Is the result always going to turn out exactly how you envisioned? Not always. Are you always going to be satisfied with what actually occurs? Perhaps. Best case scenario is that you figure it out every time you are asked to. However, life doesn’t always work that way.
The best result is that you learn the process and understand how to manage and handle difficult situations.
The Long Term Results
Sure, the long term results are that you learn and grow as an outcome of your previous actions. You learn how to manage different situations that life will throw in your direction from time to time.
However, I think that the most important long term result is the memories that are to be gained. For it is without these memories that we have nothing to look back on to provide us the encouragement needed to take on the next challenging task.

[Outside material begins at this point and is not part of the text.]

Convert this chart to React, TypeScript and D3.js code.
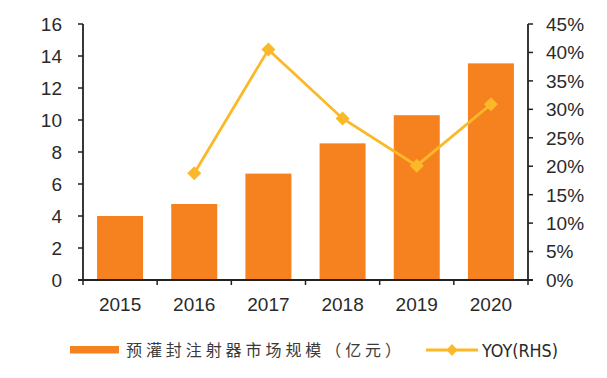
import React from "react";
import * as d3 from "d3";

const years = ["2015", "2016", "2017", "2018", "2019", "2020"];
const marketSize = [4.0, 4.75, 6.65, 8.54, 10.3, 13.54];
const yoy: (number | null)[] = [null, 0.1875, 0.405, 0.284, 0.201, 0.309];
const leftTicks = [0, 2, 4, 6, 8, 10, 12, 14, 16];
const rightTicks = [0, 0.05, 0.1, 0.15, 0.2, 0.25, 0.3, 0.35, 0.4, 0.45];
const barLabel = "预灌封注射器市场规模（亿元）";
const lineLabel = "YOY(RHS)";

const W = 607, H = 378;
const left = 83, right = 528, top = 24, bottom = 280;
const barColor = "#F5821F";
const lineColor = "#FBB829";
const axisColor = "#222";
const textColor = "#2a2a2a";
const font = "'Liberation Sans', Arial, Helvetica, sans-serif";

export default function App() {
  const x = d3.scaleBand<string>().domain(years).range([left, right]).paddingInner(0.38).paddingOuter(0.19);
  const yL = d3.scaleLinear().domain([0, 16]).range([bottom, top]);
  const yR = d3.scaleLinear().domain([0, 0.45]).range([bottom, top]);
  const pts = years.map((yr, i) => ({ yr, v: yoy[i] })).filter(d => d.v !== null) as { yr: string; v: number }[];
  const line = d3.line<{ yr: string; v: number }>()
    .x(d => x(d.yr)! + x.bandwidth() / 2)
    .y(d => yR(d.v));
  const step = (right - left) / years.length;
  const diamond = (cx: number, cy: number, rx: number, ry: number) =>
    `M${cx},${cy - ry}L${cx + rx},${cy}L${cx},${cy + ry}L${cx - rx},${cy}Z`;

  return (
    <svg width={W} height={H} style={{ position: "absolute", left: 0, top: 0, background: "#fff" }}>
      {marketSize.map((v, i) => (
        <rect key={years[i]} x={x(years[i])} y={yL(v)} width={x.bandwidth()} height={bottom - yL(v)} fill={barColor} />
      ))}
      {/* left axis */}
      <line x1={left} x2={left} y1={top} y2={bottom} stroke={axisColor} strokeWidth={1.8} />
      {leftTicks.map(t => (
        <g key={t}>
          <line x1={left - 5} x2={left} y1={yL(t)} y2={yL(t)} stroke={axisColor} strokeWidth={1.5} />
          <text x={62} y={yL(t)} dy="0.36em" textAnchor="end" fontSize={19} style={{ fontFamily: font }} fill={textColor}>{t}</text>
        </g>
      ))}
      {/* right axis */}
      <line x1={right} x2={right} y1={top} y2={bottom} stroke={axisColor} strokeWidth={1.8} />
      {rightTicks.map(t => (
        <g key={t}>
          <line x1={right} x2={right + 5} y1={yR(t)} y2={yR(t)} stroke={axisColor} strokeWidth={1.5} />
          <text x={546} y={yR(t)} dy="0.36em" textAnchor="start" fontSize={19} style={{ fontFamily: font }} fill={textColor}>{d3.format(".0%")(t)}</text>
        </g>
      ))}
      {/* x axis */}
      <line x1={left - 5} x2={right + 5} y1={bottom} y2={bottom} stroke={axisColor} strokeWidth={1.8} />
      {d3.range(years.length + 1).map(i => (
        <line key={i} x1={left + i * step} x2={left + i * step} y1={bottom} y2={bottom + 5} stroke={axisColor} strokeWidth={1.5} />
      ))}
      {years.map(yr => (
        <text key={yr} x={x(yr)! + x.bandwidth() / 2} y={311} textAnchor="middle" fontSize={19} style={{ fontFamily: font }} fill={textColor}>{yr}</text>
      ))}
      {/* line */}
      <path d={line(pts)!} fill="none" stroke={lineColor} strokeWidth={2.8} />
      {pts.map(d => (
        <path key={d.yr} d={diamond(x(d.yr)! + x.bandwidth() / 2, yR(d.v), 7, 7)} fill={lineColor} />
      ))}
      {/* legend */}
      <rect x={70} y={346} width={49} height={7.5} fill={barColor} />
      <text x={126} y={356} fontSize={16} style={{ fontFamily: "'Noto Sans CJK SC', sans-serif" }} textLength={275} lengthAdjust="spacing" fill="#3a3a3a">{barLabel}</text>
      <line x1={426} x2={478} y1={350} y2={350} stroke={lineColor} strokeWidth={2.8} />
      <path d={diamond(452, 350, 5.5, 6)} fill={lineColor} />
      <text x={482} y={356.5} fontSize={18} style={{ fontFamily: "'Liberation Sans Narrow', 'DejaVu Sans Condensed', sans-serif" }} textLength={76} lengthAdjust="spacingAndGlyphs" fill={textColor}>{lineLabel}</text>
    </svg>
  );
}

I spent some time re-visiting all of my photographs from my time in Guatemala. Without hesitation, many of these photos represent the triumphs that were the result of being challenged to ‘figure it out’. These are the same memories that have provided me the encouragement to tackle similar life events in the past three years, and they are the same memories from which I will remember in future trials.
It’s this funny thing that challenges you and then has the opportunity to reward you. It doesn’t give you a manual to follow – only the understanding that it is what you make of it. When it challenges you, you have two choices: you can throw in the towel, or you can try.
I know what my decision is. What’s yours?